視覚と光6─フルスペクトル照明の光

私達人間は、昔から自然光である太陽光のもとで生活をし、太陽光の恩恵を受けて生きてきた。しかし、現代の都会では人工照明の下での活動が一日のうちほとんどとなっている人々がほとんどである。人工照明の光は太陽光に比べてスペクトル特定成分が欠けていたり、アンバランスであったりして体の機能が生理的、感情的、知的に衰えてしまう原因になっているのではないかと言われている。

多様されている一般的な蛍光灯は太陽光に比べて青紫色、赤色の波長が不足している。そしてその光は人間にストレスを与える光になっている。
自然光である太陽光とほぼ同じ波長を持つフルスペクトル照明は、色の見え方が自然光のもとでのように見えると共に、人間に対しては様々な好影響を与える照明としての評価が高い。

1973年にジョン・オットは小学生の教室においてフルスペクトル照明が与える効果の実験を行った。クールホワイトの蛍光灯の教室とフルスペクトル照明の教室における子供の行動を調査した。それによるとフルスペクトル照明の教室の子供は成績や態度が改善し、虫歯の数も蛍光灯の教室の子供に比べて1/3少なくなったという。

光と色の影響を調べたものとして1982年に行ったハリー・ウォルファースの実験がある。小学校の教室の照明と壁の色を替えると子供の様子にどんな影響があるかを調べたものである。実験では照明は一般のクールホワイト蛍光灯からフルスペクトル蛍光灯に照明を替え、壁の色はオレンジ色、白、ベージュから薄青色、薄黄色に替えた。壁の色のみ替えた場合、照明と壁両方替えた場合に分けて影響を評価したところ、壁と照明共に替えた教室の子供達に様々な良い影響が見られたと言う。それによるとストレスが減り、病欠者が減少し、学業やIQの向上が大きく見られたという。

また、1983年Chanceは他の蛍光灯に比べてフルスペクトル蛍光灯(約5000K)で運動を6分間行った場合の運動後の心拍数が有意に低いこと酸素摂取量及び脈拍が有意に高くなることを確認した。

フルスペクトルの光が行動、学習、心の状態などに大きな影響を与えるという研究結果は他にも多々報告されている。これらの報告は、太陽光に近いフルスペクトルの光を上手に取り入れることによって私達の行動をより良いものにすることができるという貴重な裏付けと言えるだろう。

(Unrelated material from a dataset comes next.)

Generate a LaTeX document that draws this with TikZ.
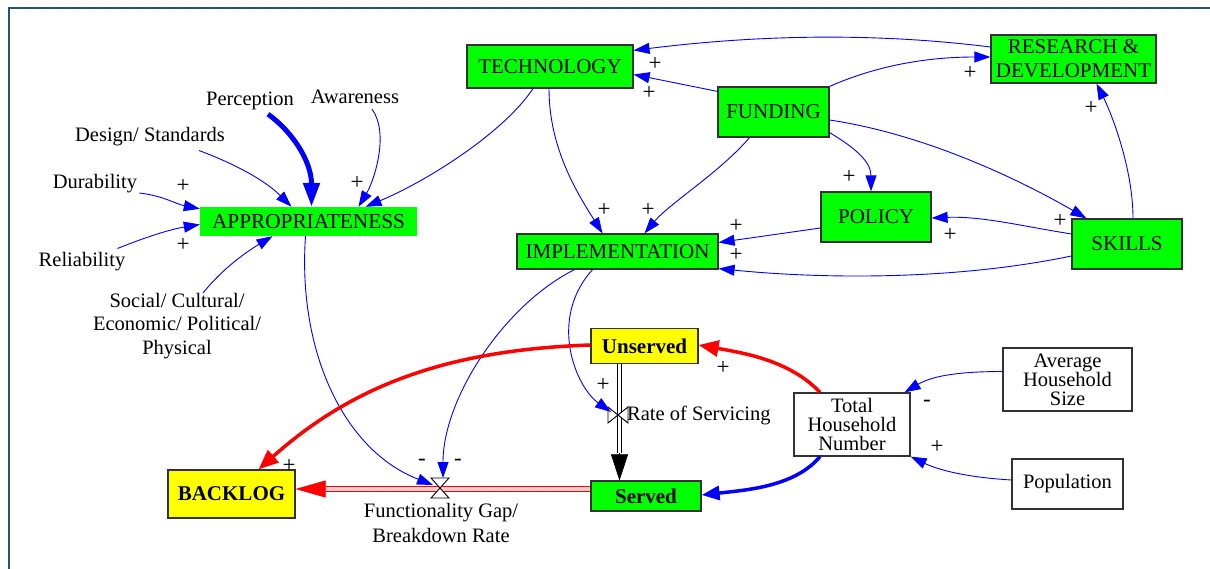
\documentclass[tikz,border=0pt]{standalone}
\usepackage{fontspec}
\setmainfont{Liberation Serif}
\usetikzlibrary{arrows.meta,calc}
\definecolor{vgreen}{RGB}{0,255,0}
\definecolor{vyellow}{RGB}{255,255,0}
\definecolor{framecol}{RGB}{38,86,110}
\definecolor{cblue}{RGB}{0,0,255}
\definecolor{bord}{RGB}{50,50,50}
\definecolor{pipein}{RGB}{255,205,205}
\begin{document}
\begin{tikzpicture}[x=1pt,y=-1pt,
  every node/.style={font=\fontsize{20.5}{22}\selectfont, inner sep=0pt},
  gbox/.style={draw=bord, line width=1.2pt, fill=vgreen, align=center, font=\fontsize{21}{22}\selectfont},
  abox/.style={fill=vgreen, align=center, font=\fontsize{21.3}{22}\selectfont},
  ybox/.style={draw=bord, line width=1.2pt, fill=vyellow, font=\fontsize{21}{22}\selectfont\bfseries},
  sbox/.style={draw=bord, line width=1.2pt, fill=vgreen, font=\fontsize{21}{22}\selectfont\bfseries},
  wbox/.style={draw=bord, line width=1.2pt, fill=white, align=center, font=\fontsize{20.5}{19}\selectfont},
  lbl/.style={align=center},
  sgn/.style={font=\fontsize{23}{23}\selectfont},
  conn/.style={draw=cblue, line width=0.9pt, -{Triangle[length=16pt,width=11pt]}},
  thickconn/.style={draw=cblue, line width=3.5pt, -{Triangle[length=18pt,width=14pt]}},
  perconn/.style={draw=cblue, line width=5pt, -{Triangle[length=24pt,width=16pt]}},
  redconn/.style={draw=red, line width=3.5pt, -{Triangle[length=20pt,width=16pt]}},
  blackpipe/.style={draw=black, line width=1.1pt, double=white, double distance=3.6pt},
  blacktip/.style={draw=black, line width=0.6pt, -{Triangle[length=26pt,width=17pt]}},
  redpipe/.style={draw=red, line width=1.1pt, double=pipein, double distance=3.6pt},
  redtip/.style={draw=red, line width=0.6pt, -{Triangle[length=30pt,width=17pt]}},
  valve/.style={draw=black, line width=0.9pt, fill=white}
]
\useasboundingbox (0,0) rectangle (1210,569);
% frame
\draw[framecol, line width=2.6pt] (9,569) -- (9,8) -- (1210,8);

% stocks / variables
\node[gbox, minimum width=166pt, minimum height=43pt] (tech) at (550,66.5) {TECHNOLOGY};
\node[gbox, minimum width=111pt, minimum height=50pt] (fund) at (773.5,112) {FUNDING};
\node[gbox, minimum width=165pt, minimum height=48pt, font=\fontsize{21}{24}\selectfont] (rd) at (1073.5,59) {RESEARCH \&\\DEVELOPMENT};
\node[gbox, minimum width=110pt, minimum height=50pt] (pol) at (876,217) {POLICY};
\node[gbox, minimum width=110pt, minimum height=50pt] (skl) at (1127,244) {SKILLS};
\node[gbox, minimum width=201pt, minimum height=35pt] (impl) at (617.5,251.5) {IMPLEMENTATION};
\node[abox, minimum width=217pt, minimum height=29pt] (appr) at (308.5,221.5) {APPROPRIATENESS};
\node[ybox, minimum width=107pt, minimum height=35pt] (unsv) at (644.5,346) {Unserved};
\node[sbox, minimum width=110pt, minimum height=30pt] (srv) at (646,496) {Served};
\node[ybox, minimum width=127pt, minimum height=48pt] (back) at (231.5,494) {BACKLOG};
\node[wbox, minimum width=116pt, minimum height=63pt] (tot) at (852,424.5) {Total\\Household\\Number};
\node[wbox, minimum width=129pt, minimum height=63pt] (avg) at (1067.5,379.5) {Average\\Household\\Size};
\node[wbox, minimum width=111pt, minimum height=50pt, font=\fontsize{20.5}{22}\selectfont] (pop) at (1067.5,484) {Population};

% text variables
\node (perc) at (250,101) {Perception};
\node (aw) at (355,97) {Awareness};
\node (des) at (150,137) {Design/ Standards};
\node (dur) at (95,184) {Durability};
\node (rel) at (82,262) {Reliability};
\node[lbl, font=\fontsize{20.5}{23.5}\selectfont] (soc) at (177,326) {Social/ Cultural/\\Economic/ Political/\\Physical};

% valves
\coordinate (rsv) at (618,415);
\coordinate (fgv) at (440,488);

% flows
\draw[blackpipe] ($(unsv.south)+(-25,0)$) -- ($(srv.north)+(-26.5,-27)$);
\draw[blacktip] ($(srv.north)+(-26.5,-27)$) -- ($(srv.north)+(-26.5,0)$);
\draw[redpipe] ($(srv.west)+(0,-7)$) -- ($(back.east)+(30,-5)$);
\draw[redtip] ($(back.east)+(30,-5)$) -- ($(back.east)+(0,-5)$);

\draw[valve] ($(rsv)+(-10,-8)$) -- ($(rsv)+(-10,8)$) -- ($(rsv)+(10,-8)$) -- ($(rsv)+(10,8)$) -- cycle;
\draw[valve] ($(fgv)+(-9,-10)$) -- ($(fgv)+(9,-10)$) -- ($(fgv)+(-9,10)$) -- ($(fgv)+(9,10)$) -- cycle;
\node[anchor=west] (rslbl) at (627,415) {Rate of Servicing};
\node[lbl, font=\fontsize{20.5}{25}\selectfont] (fglbl) at (441,523) {Functionality Gap/\\Breakdown Rate};

% connectors into APPROPRIATENESS
\draw[conn] ($(dur.east)+(2,9)$) .. controls +(25,3) and +(-25,-5) .. ($(appr.north west)+(0,2)$);
\draw[conn] ($(rel.north east)+(-8,-4)$) .. controls +(30,-12) and +(-30,5) .. ($(appr.west)+(0,3)$);
\draw[conn] ($(des.south)+(49,4)$) .. controls +(40,15) and +(-25,-25) .. ($(appr.north)+(-17,0)$);
\draw[perconn] ($(perc.south)+(18,4)$) .. controls +(25,18) and +(0,-45) .. ($(appr.north)+(3,0)$);
\draw[conn] ($(aw.south)+(17,5)$) .. controls +(18,25) and +(15,-25) .. ($(appr.north)+(50,0)$);
\draw[conn] ($(tech.south)+(-17,0)$) .. controls +(-30,45) and +(60,-25) .. ($(appr.north)+(57,0)$);
\draw[conn] ($(soc.north)+(26,0)$) .. controls +(20,-25) and +(-25,15) .. ($(appr.south)+(-36,0)$);
\draw[conn] ($(appr.south)+(-3,0)$) .. controls +(-8,114) and +(-90,-35) .. ($(fgv)+(-7,-3)$);

% top cluster
\draw[conn] ($(tech.south)+(-1,0)$) .. controls +(0,60) and +(-25,-40) .. ($(impl.north)+(-15,0)$);
\draw[conn] ($(fund.south)+(-24,0)$) .. controls +(-30,35) and +(25,-30) .. ($(impl.north)+(27,0)$);
\draw[conn] ($(fund.north west)+(0,5)$) -- ($(tech.east)+(0,8)$);
\draw[conn] ($(rd.west)+(0,-12)$) .. controls +(-120,-15) and +(120,-15) .. ($(tech.north east)+(0,6)$);
\draw[conn] (fund.north east) .. controls +(50,-22) and +(-60,0) .. ($(rd.west)+(0,-2)$);
\draw[conn] ($(fund.south east)+(0,-5)$) .. controls +(25,15) and +(0,-30) .. ($(pol.north)+(-5,0)$);
\draw[conn] ($(fund.east)+(0,8)$) .. controls +(100,15) and +(-60,-35) .. ($(skl.north west)+(15,0)$);
\draw[conn] ($(skl.north)+(6,0)$) .. controls +(0,-50) and +(15,30) .. ($(rd.south)+(23,0)$);
\draw[conn] ($(skl.west)+(0,-10)$) .. controls +(-50,-8) and +(50,-2) .. ($(pol.east)+(0,1)$);
\draw[conn] ($(pol.west)+(0,11)$) -- ($(impl.east)+(0,-9)$);
\draw[conn] ($(skl.west)+(0,12)$) .. controls +(-120,25) and +(100,10) .. ($(impl.south east)+(0,-1)$);

% implementation to valves
\draw[conn] ($(impl.south)+(-43,0)$) .. controls +(-70,35) and +(0,-80) .. ($(fgv)+(3,-10)$);
\draw[conn] ($(impl.south)+(-25,0)$) .. controls +(-45,50) and +(-35,-25) .. ($(rsv)+(-7,-3)$);

% stock-level connectors
\draw[redconn] ($(unsv.west)+(0,-1)$) .. controls +(-150,5) and +(90,-80) .. ($(back.north)+(27,0)$);
\draw[redconn] ($(tot.north)+(-32,0)$) .. controls +(-30,-32) and +(45,8) .. ($(unsv.east)+(0,-1)$);
\draw[thickconn] ($(tot.south)+(-32,0)$) .. controls +(-25,30) and +(45,-5) .. ($(srv.east)+(0,-1)$);
\draw[conn] ($(avg.west)+(0,-8)$) .. controls +(-50,0) and +(25,-15) .. ($(tot.north east)+(-6,0)$);
\draw[conn] ($(pop.west)+(0,-4)$) .. controls +(-50,-3) and +(25,12) .. (tot.south east);

% polarity signs
\node[sgn] (s1) at (183,186) {+};
\node[sgn] (s2) at (183,245) {+};
\node[sgn] (s3) at (357,183) {+};
\node[sgn] (s4) at (655,64) {+};
\node[sgn] (s5) at (649,93) {+};
\node[sgn] (s6) at (604,210) {+};
\node[sgn] (s7) at (648,210) {+};
\node[sgn] (s8) at (736,226) {+};
\node[sgn] (s9) at (736,255) {+};
\node[sgn] (s10) at (849,177) {+};
\node[sgn] (s11) at (970,73) {+};
\node[sgn] (s12) at (1091,108) {+};
\node[sgn] (s13) at (950,235) {+};
\node[sgn] (s14) at (1060,221) {+};
\node[sgn] (s15) at (723,368) {+};
\node[sgn] (s16) at (603,385) {+};
\node[sgn] (s17) at (289,466) {+};
\node[sgn] (s18) at (422,462) {-};
\node[sgn] (s19) at (458,462) {-};
\node[sgn] (s20) at (927,403) {-};
\node[sgn] (s21) at (937,447) {+};
\end{tikzpicture}
\end{document}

フルスペクトル照明が、行動、学習、特定の病状など精神生理学的な機能に与える影響は大きい。これは太陽光と同じように免疫系を刺激し、健康や心の状態や行動や学習を改善できることを示しているからではないだろうか。

現代ではLEDを光源とするフルスペクトル照明器具が研究開発されてきている。その有益性の検証はまだこれからと言えるが、より効果的で健康に寄与するフルスペクトル照明器具の登場を期待したい。